> Task requirements
Could you retype the lines below, starting at the line holding "Convert this chart" and stopping at the line holding "bg.add_patch(card)", inclusive? Copy them exactly and drop the images.

> Given records

** begin **

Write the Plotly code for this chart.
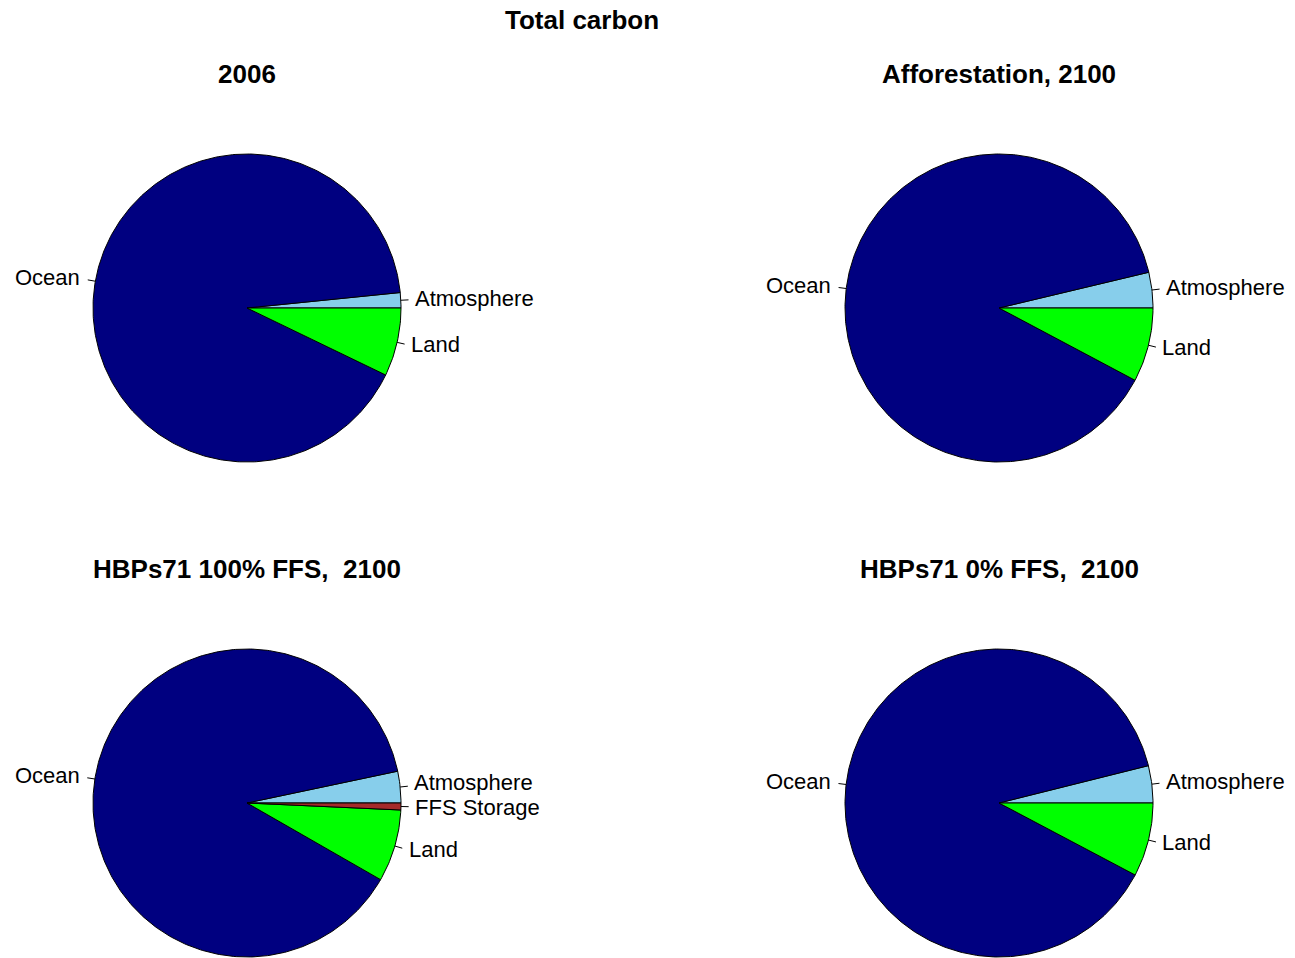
import numpy as np
import plotly.graph_objects as go

# carbon stocks (PgC), pie order is counterclockwise from 3 o'clock
titles = ["2006", "Afforestation, 2100", "HBPs71 100% FFS,  2100", "HBPs71 0% FFS,  2100"]
labels_3 = ["Atmosphere", "Ocean", "Land"]
labels_4 = ["Atmosphere", "Ocean", "Land", "FFS Storage"]
vals_2006 = [800, 45600, 3580]
vals_affor = [1900, 45100, 3960]
vals_hbp100 = [1690, 45100, 3860, 370]
vals_hbp0 = [1990, 45100, 3950]

colors = {"Atmosphere": "#87CEEB", "Ocean": "#000080", "Land": "#00FF00", "FFS Storage": "#A52A2A"}

W, H = 1295, 958
PX = 192.5          # pixels per unit (R pie uses radius 0.8 inside [-1, 1])
R = 0.8
MIN_GAP = 25        # px between label centres on the same side
FONT = "Liberation Sans, Arial, sans-serif"

panels = [
    (titles[0], labels_3, vals_2006, 247, 308),
    (titles[1], labels_3, vals_affor, 999, 308),
    (titles[2], labels_4, vals_hbp100, 247, 803),
    (titles[3], labels_3, vals_hbp0, 999, 803),
]

fig = go.Figure()
annotations = []
shapes = []

for i, (title, labs, vals, cx, cy) in enumerate(panels):
    n = i + 1
    xa = "x" if n == 1 else "x%d" % n
    ya = "y" if n == 1 else "y%d" % n
    ylo = -min(1.0, (H - cy) / PX)
    fig.update_layout(**{
        ("xaxis" if n == 1 else "xaxis%d" % n): dict(
            domain=[(cx - PX) / W, (cx + PX) / W], range=[-1, 1],
            visible=False, anchor=ya),
        ("yaxis" if n == 1 else "yaxis%d" % n): dict(
            domain=[max(0, 1 - (cy + PX) / H), 1 - (cy - PX) / H], range=[ylo, 1],
            visible=False, anchor=xa),
    })

    v = np.array(vals, dtype=float)
    cum = np.concatenate([[0], np.cumsum(v) / v.sum()]) * 2 * np.pi
    labpos = []
    for k, lab in enumerate(labs):
        a0, a1 = cum[k], cum[k + 1]
        t = np.linspace(a0, a1, max(3, int((a1 - a0) / (2 * np.pi) * 400)))
        px = np.concatenate([[0], R * np.cos(t), [0]])
        py = np.concatenate([[0], R * np.sin(t), [0]])
        fig.add_trace(go.Scatter(
            x=px, y=py, xaxis=xa, yaxis=ya, mode="lines", fill="toself",
            fillcolor=colors[lab], line=dict(color="black", width=1),
            hoverinfo="text", text=lab, showlegend=False))
        mid = (a0 + a1) / 2
        c, s = np.cos(mid), np.sin(mid)
        shapes.append(dict(type="line", xref=xa, yref=ya,
                           x0=R * c, y0=R * s, x1=1.05 * R * c, y1=1.05 * R * s,
                           line=dict(color="black", width=1)))
        labpos.append([lab, c, 1.1 * R * s * PX])

    # nudge crowded labels on the same side apart a little
    for side in (True, False):
        grp = sorted([p for p in labpos if (p[1] > 0) == side], key=lambda p: -p[2])
        for a, b in zip(grp, grp[1:]):
            gap = a[2] - b[2]
            if gap < MIN_GAP:
                a[2] += (MIN_GAP - gap) / 2
                b[2] -= (MIN_GAP - gap) / 2

    for lab, c, ypx in labpos:
        annotations.append(dict(
            x=1.1 * R * c, y=ypx / PX, xref=xa, yref=ya, text=lab,
            showarrow=False, xanchor="left" if c > 0 else "right", yanchor="middle",
            xshift=-2 if c > 0 else 1, yshift=1, borderpad=0,
            font=dict(size=22, color="black", family=FONT)))

    annotations.append(dict(
        x=cx / W, y=1 - (74 if cy < 500 else 569) / H, xref="paper", yref="paper",
        text="<b>%s</b>" % title, showarrow=False, xanchor="center", yanchor="middle",
        font=dict(size=26, color="black", family=FONT)))

annotations.append(dict(
    x=582 / W, y=1 - 20 / H, xref="paper", yref="paper", text="<b>Total carbon</b>",
    showarrow=False, xanchor="center", yanchor="middle",
    font=dict(size=26, color="black", family=FONT)))

fig.update_layout(
    width=W, height=H, autosize=False,
    margin=dict(l=0, r=0, t=0, b=0),
    paper_bgcolor="white", plot_bgcolor="white",
    annotations=annotations, shapes=shapes,
)

# page body has a default 8px margin; drop it so the figure fills the window
fig.write_html("out.html", config={"displayModeBar": False},
               post_script="document.body.style.margin='0';document.body.style.overflow='hidden';")
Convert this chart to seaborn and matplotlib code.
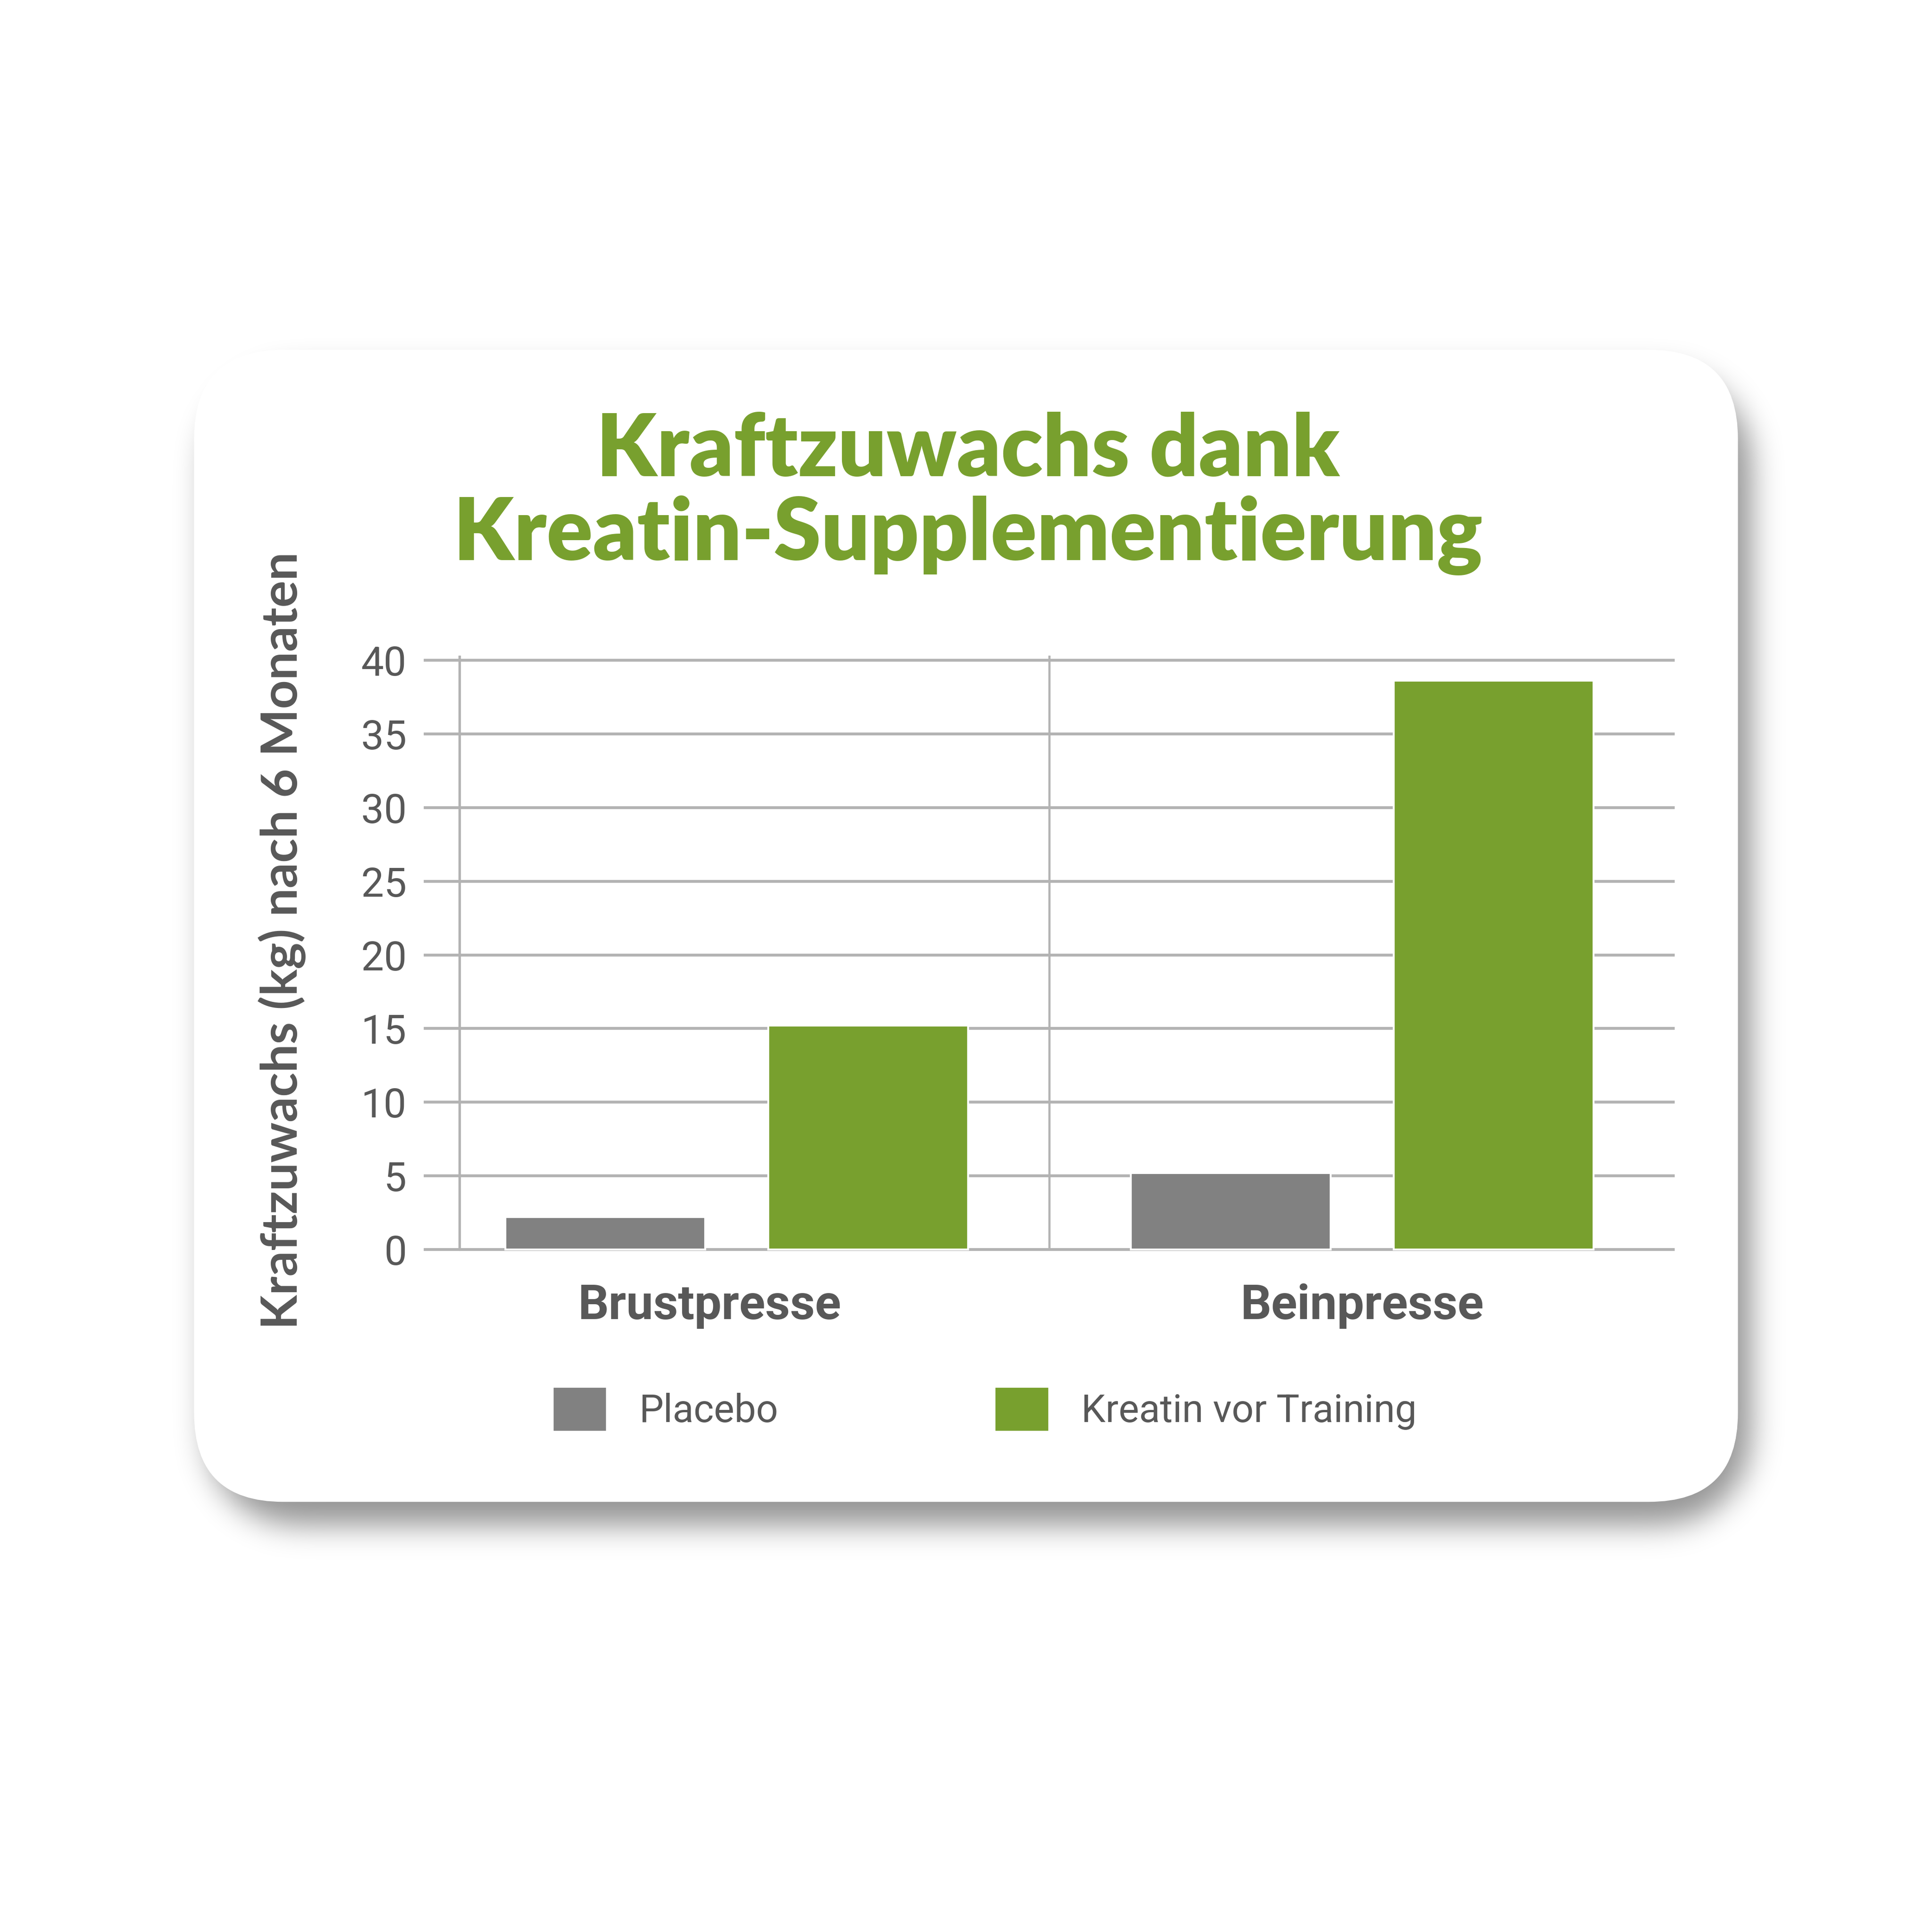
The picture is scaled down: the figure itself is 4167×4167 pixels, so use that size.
import numpy as np
import pandas as pd
import seaborn as sns
import matplotlib.pyplot as plt
import matplotlib.transforms as mtransforms
from matplotlib.patches import FancyBboxPatch

# data
exercises = ["Brustpresse", "Beinpresse"]
groups = ["Placebo", "Kreatin vor Training"]
placebo_kg = [2.2, 5.2]
kreatin_kg = [15.2, 38.6]
y_ticks = [0, 5, 10, 15, 20, 25, 30, 35, 40]

title_lines = ["Kraftzuwachs dank", "Kreatin-Supplementierung"]
y_label = "Kraftzuwachs (kg) nach 6 Monaten"

GREEN = "#78A02E"
GRAY_BAR = "#818181"
GRID = "#B3B3B3"
TEXT = "#585858"

df = pd.DataFrame({
    "exercise": exercises * 2,
    "group": [groups[0]] * 2 + [groups[1]] * 2,
    "kg": placebo_kg + kreatin_kg,
})

sns.set_theme(style="white")
plt.rcParams["font.family"] = ["Lato", "DejaVu Sans"]
narrow = ["Roboto", "DejaVu Sans"]

fig = plt.figure(figsize=(4167 / 300, 4167 / 300), dpi=300)
fig.patch.set_facecolor("white")

# card shadow, blurred rounded rectangle drawn as an image
N = 1563
x0, x1, y0, y1, r = 157, 1406, 283, 1215, 72
dx, dy, sigma = 10, 18, 12
yy, xx = np.mgrid[0:N, 0:N].astype(float)
ex = np.maximum.reduce([x0 + dx + r - xx, np.zeros_like(xx), xx - (x1 + dx - r)])
ey = np.maximum.reduce([y0 + dy + r - yy, np.zeros_like(yy), yy - (y1 + dy - r)])
mask = ((ex ** 2 + ey ** 2) <= r ** 2).astype(float)
k = np.arange(-3 * sigma, 3 * sigma + 1)
kern = np.exp(-k ** 2 / (2 * sigma ** 2))
kern /= kern.sum()
blur = np.apply_along_axis(lambda v: np.convolve(v, kern, mode="same"), 0, mask)
blur = np.apply_along_axis(lambda v: np.convolve(v, kern, mode="same"), 1, blur)
rgba = np.zeros((N, N, 4))
rgba[..., 3] = 0.42 * blur

bg = fig.add_axes([0, 0, 1, 1], zorder=0)
bg.imshow(rgba, extent=[0, 1, 0, 1], origin="upper", interpolation="bilinear")
bg.set_xlim(0, 1)
bg.set_ylim(0, 1)
bg.axis("off")
card = FancyBboxPatch((x0 / N, 1 - y1 / N), (x1 - x0) / N, (y1 - y0) / N,
                      boxstyle="round,pad=0,rounding_size=%f" % (r / N),
                      facecolor="white", edgecolor="none", transform=bg.transAxes)
bg.add_patch(card)

# main chart
ax = fig.add_axes([343 / N, 1 - 1014.6 / N, 1012 / N, 484.2 / N], zorder=2)
ax.patch.set_alpha(0)
sns.barplot(data=df, x="exercise", y="kg", hue="group", order=exercises,
            hue_order=groups, palette=[GRAY_BAR, GREEN], width=0.84, gap=0.24,
            saturation=1, errorbar=None, ax=ax, zorder=3, legend=True)

ax.set_xlim(-0.5, 1.5)
ax.set_ylim(-0.3, 40.3)
ax.set_yticks(y_ticks)
ax.yaxis.grid(True, color=GRID, linewidth=1.5, zorder=0)
ax.set_axisbelow(True)
for s in ax.spines.values():
    s.set_visible(False)
ax.axvline(-0.443, ymin=0.3 / 40.6, ymax=1.0, color=GRID, linewidth=1.3, zorder=1)
ax.axvline(0.5, ymin=0.3 / 40.6, ymax=1.0, color=GRID, linewidth=1.1, zorder=1)

ax.tick_params(axis="y", length=0, pad=9, labelsize=21, labelcolor=TEXT)
ax.tick_params(axis="x", length=0, pad=15, labelsize=25, labelcolor=TEXT)
for t in ax.get_yticklabels():
    t.set_family(narrow)
for t in ax.get_xticklabels():
    t.set_family(narrow)
    t.set_fontweight("bold")
# first category label sits a little left of its bar group in the original
shift = mtransforms.ScaledTranslation(-14 / 72, 0, fig.dpi_scale_trans)
lbl = ax.get_xticklabels()[0]
lbl.set_transform(lbl.get_transform() + shift)
ax.set_xlabel("")
ax.set_ylabel("")

# legend below the chart
handles, labels = ax.get_legend_handles_labels()
ax.legend(handles, labels, loc="center left", bbox_to_anchor=(447 / N, 1 - 1140 / N),
          bbox_transform=fig.transFigure, ncol=2, frameon=False,
          prop={"family": narrow, "size": 20}, labelcolor=TEXT,
          handlelength=1.41, handleheight=1.41, handletextpad=0.83,
          columnspacing=5.6, borderpad=0, borderaxespad=0)

# title and axis label
fig.text(0.501, 1 - 385 / N, title_lines[0], ha="center", va="baseline",
         fontsize=44.3, fontweight="heavy", color=GREEN, zorder=3)
fig.text(0.501, 1 - 453 / N, title_lines[1], ha="center", va="baseline",
         fontsize=44.3, fontweight="heavy", color=GREEN, zorder=3)
fig.text(228 / N, 1 - 761 / N, y_label, rotation=90, ha="center", va="center",
         fontsize=26, fontweight="bold", color=TEXT, zorder=3)

fig.savefig("out.png", dpi=300, facecolor="white")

** end **

> Solution to this task
Convert this chart to seaborn and matplotlib code.
The picture is scaled down: the figure itself is 4167×4167 pixels, so use that size.
import numpy as np
import pandas as pd
import seaborn as sns
import matplotlib.pyplot as plt
import matplotlib.transforms as mtransforms
from matplotlib.patches import FancyBboxPatch

# data
exercises = ["Brustpresse", "Beinpresse"]
groups = ["Placebo", "Kreatin vor Training"]
placebo_kg = [2.2, 5.2]
kreatin_kg = [15.2, 38.6]
y_ticks = [0, 5, 10, 15, 20, 25, 30, 35, 40]

title_lines = ["Kraftzuwachs dank", "Kreatin-Supplementierung"]
y_label = "Kraftzuwachs (kg) nach 6 Monaten"

GREEN = "#78A02E"
GRAY_BAR = "#818181"
GRID = "#B3B3B3"
TEXT = "#585858"

df = pd.DataFrame({
    "exercise": exercises * 2,
    "group": [groups[0]] * 2 + [groups[1]] * 2,
    "kg": placebo_kg + kreatin_kg,
})

sns.set_theme(style="white")
plt.rcParams["font.family"] = ["Lato", "DejaVu Sans"]
narrow = ["Roboto", "DejaVu Sans"]

fig = plt.figure(figsize=(4167 / 300, 4167 / 300), dpi=300)
fig.patch.set_facecolor("white")

# card shadow, blurred rounded rectangle drawn as an image
N = 1563
x0, x1, y0, y1, r = 157, 1406, 283, 1215, 72
dx, dy, sigma = 10, 18, 12
yy, xx = np.mgrid[0:N, 0:N].astype(float)
ex = np.maximum.reduce([x0 + dx + r - xx, np.zeros_like(xx), xx - (x1 + dx - r)])
ey = np.maximum.reduce([y0 + dy + r - yy, np.zeros_like(yy), yy - (y1 + dy - r)])
mask = ((ex ** 2 + ey ** 2) <= r ** 2).astype(float)
k = np.arange(-3 * sigma, 3 * sigma + 1)
kern = np.exp(-k ** 2 / (2 * sigma ** 2))
kern /= kern.sum()
blur = np.apply_along_axis(lambda v: np.convolve(v, kern, mode="same"), 0, mask)
blur = np.apply_along_axis(lambda v: np.convolve(v, kern, mode="same"), 1, blur)
rgba = np.zeros((N, N, 4))
rgba[..., 3] = 0.42 * blur

bg = fig.add_axes([0, 0, 1, 1], zorder=0)
bg.imshow(rgba, extent=[0, 1, 0, 1], origin="upper", interpolation="bilinear")
bg.set_xlim(0, 1)
bg.set_ylim(0, 1)
bg.axis("off")
card = FancyBboxPatch((x0 / N, 1 - y1 / N), (x1 - x0) / N, (y1 - y0) / N,
                      boxstyle="round,pad=0,rounding_size=%f" % (r / N),
                      facecolor="white", edgecolor="none", transform=bg.transAxes)
bg.add_patch(card)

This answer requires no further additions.